* Set task
Go through the data and copy every line exactly, but not the images.

* Information supplied
■ ■ ■

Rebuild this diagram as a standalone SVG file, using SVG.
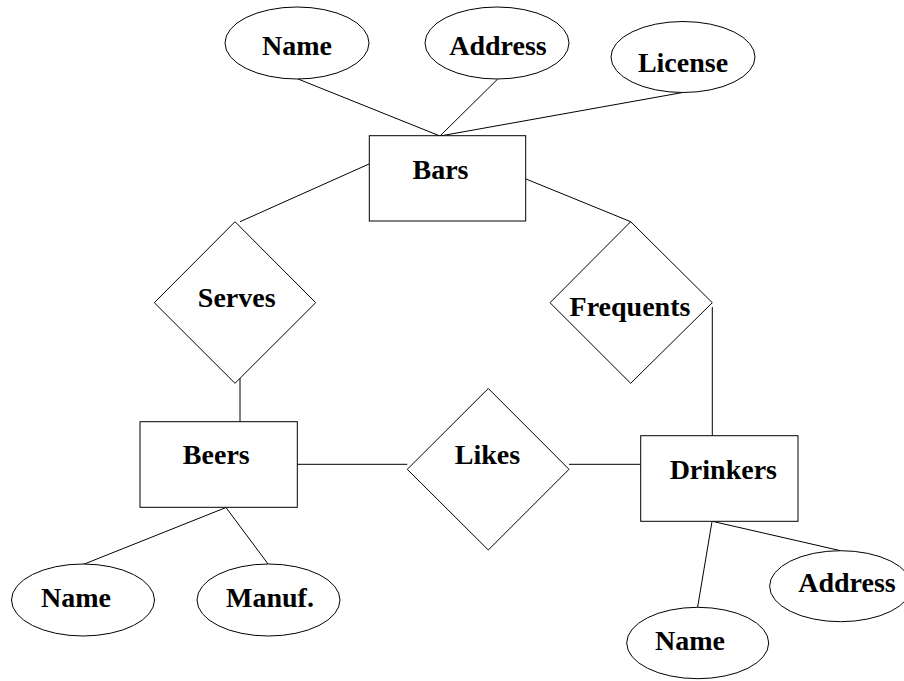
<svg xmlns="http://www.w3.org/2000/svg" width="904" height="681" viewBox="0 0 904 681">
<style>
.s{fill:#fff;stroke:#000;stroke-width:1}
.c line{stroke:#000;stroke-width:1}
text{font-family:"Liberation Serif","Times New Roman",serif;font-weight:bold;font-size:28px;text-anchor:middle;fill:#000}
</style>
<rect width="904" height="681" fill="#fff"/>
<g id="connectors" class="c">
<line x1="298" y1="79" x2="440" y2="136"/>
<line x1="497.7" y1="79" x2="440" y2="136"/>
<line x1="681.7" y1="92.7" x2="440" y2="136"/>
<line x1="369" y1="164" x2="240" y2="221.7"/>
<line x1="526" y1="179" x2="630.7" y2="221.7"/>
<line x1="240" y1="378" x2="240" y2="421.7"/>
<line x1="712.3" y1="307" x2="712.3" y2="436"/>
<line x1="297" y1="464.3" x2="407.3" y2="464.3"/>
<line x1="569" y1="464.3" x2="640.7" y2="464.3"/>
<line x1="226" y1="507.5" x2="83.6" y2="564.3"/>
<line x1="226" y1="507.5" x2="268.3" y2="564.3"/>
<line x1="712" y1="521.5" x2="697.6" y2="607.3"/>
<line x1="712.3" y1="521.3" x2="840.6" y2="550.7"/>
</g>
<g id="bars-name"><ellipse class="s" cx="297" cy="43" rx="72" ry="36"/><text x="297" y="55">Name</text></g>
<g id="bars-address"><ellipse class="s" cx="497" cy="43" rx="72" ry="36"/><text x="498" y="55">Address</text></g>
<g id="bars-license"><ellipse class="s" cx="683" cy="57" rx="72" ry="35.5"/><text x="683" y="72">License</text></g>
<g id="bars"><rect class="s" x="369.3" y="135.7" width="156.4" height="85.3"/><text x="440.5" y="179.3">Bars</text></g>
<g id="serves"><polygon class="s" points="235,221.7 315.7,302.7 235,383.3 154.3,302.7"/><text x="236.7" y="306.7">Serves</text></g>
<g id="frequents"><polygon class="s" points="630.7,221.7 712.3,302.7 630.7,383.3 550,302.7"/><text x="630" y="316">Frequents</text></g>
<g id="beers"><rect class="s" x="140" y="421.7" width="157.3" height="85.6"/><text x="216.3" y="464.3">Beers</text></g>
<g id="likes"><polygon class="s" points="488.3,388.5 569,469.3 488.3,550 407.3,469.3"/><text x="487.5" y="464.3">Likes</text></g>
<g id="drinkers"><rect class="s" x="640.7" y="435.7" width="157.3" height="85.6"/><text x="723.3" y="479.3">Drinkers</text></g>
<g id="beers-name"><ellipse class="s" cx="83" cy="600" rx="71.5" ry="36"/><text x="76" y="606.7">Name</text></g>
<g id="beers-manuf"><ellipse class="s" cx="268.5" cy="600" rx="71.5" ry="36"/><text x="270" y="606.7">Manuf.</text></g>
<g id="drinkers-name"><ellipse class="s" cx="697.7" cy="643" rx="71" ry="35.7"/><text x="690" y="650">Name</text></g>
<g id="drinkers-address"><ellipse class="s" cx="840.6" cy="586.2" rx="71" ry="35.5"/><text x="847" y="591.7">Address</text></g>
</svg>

■ ■ ■

* Full solution
Rebuild this diagram as a standalone SVG file, using SVG.
<svg xmlns="http://www.w3.org/2000/svg" width="904" height="681" viewBox="0 0 904 681">
<style>
.s{fill:#fff;stroke:#000;stroke-width:1}
.c line{stroke:#000;stroke-width:1}
text{font-family:"Liberation Serif","Times New Roman",serif;font-weight:bold;font-size:28px;text-anchor:middle;fill:#000}
</style>
<rect width="904" height="681" fill="#fff"/>
<g id="connectors" class="c">
<line x1="298" y1="79" x2="440" y2="136"/>
<line x1="497.7" y1="79" x2="440" y2="136"/>
<line x1="681.7" y1="92.7" x2="440" y2="136"/>
<line x1="369" y1="164" x2="240" y2="221.7"/>
<line x1="526" y1="179" x2="630.7" y2="221.7"/>
<line x1="240" y1="378" x2="240" y2="421.7"/>
<line x1="712.3" y1="307" x2="712.3" y2="436"/>
<line x1="297" y1="464.3" x2="407.3" y2="464.3"/>
<line x1="569" y1="464.3" x2="640.7" y2="464.3"/>
<line x1="226" y1="507.5" x2="83.6" y2="564.3"/>
<line x1="226" y1="507.5" x2="268.3" y2="564.3"/>
<line x1="712" y1="521.5" x2="697.6" y2="607.3"/>
<line x1="712.3" y1="521.3" x2="840.6" y2="550.7"/>
</g>
<g id="bars-name"><ellipse class="s" cx="297" cy="43" rx="72" ry="36"/><text x="297" y="55">Name</text></g>
<g id="bars-address"><ellipse class="s" cx="497" cy="43" rx="72" ry="36"/><text x="498" y="55">Address</text></g>
<g id="bars-license"><ellipse class="s" cx="683" cy="57" rx="72" ry="35.5"/><text x="683" y="72">License</text></g>
<g id="bars"><rect class="s" x="369.3" y="135.7" width="156.4" height="85.3"/><text x="440.5" y="179.3">Bars</text></g>
<g id="serves"><polygon class="s" points="235,221.7 315.7,302.7 235,383.3 154.3,302.7"/><text x="236.7" y="306.7">Serves</text></g>
<g id="frequents"><polygon class="s" points="630.7,221.7 712.3,302.7 630.7,383.3 550,302.7"/><text x="630" y="316">Frequents</text></g>
<g id="beers"><rect class="s" x="140" y="421.7" width="157.3" height="85.6"/><text x="216.3" y="464.3">Beers</text></g>
<g id="likes"><polygon class="s" points="488.3,388.5 569,469.3 488.3,550 407.3,469.3"/><text x="487.5" y="464.3">Likes</text></g>
<g id="drinkers"><rect class="s" x="640.7" y="435.7" width="157.3" height="85.6"/><text x="723.3" y="479.3">Drinkers</text></g>
<g id="beers-name"><ellipse class="s" cx="83" cy="600" rx="71.5" ry="36"/><text x="76" y="606.7">Name</text></g>
<g id="beers-manuf"><ellipse class="s" cx="268.5" cy="600" rx="71.5" ry="36"/><text x="270" y="606.7">Manuf.</text></g>
<g id="drinkers-name"><ellipse class="s" cx="697.7" cy="643" rx="71" ry="35.7"/><text x="690" y="650">Name</text></g>
<g id="drinkers-address"><ellipse class="s" cx="840.6" cy="586.2" rx="71" ry="35.5"/><text x="847" y="591.7">Address</text></g>
</svg>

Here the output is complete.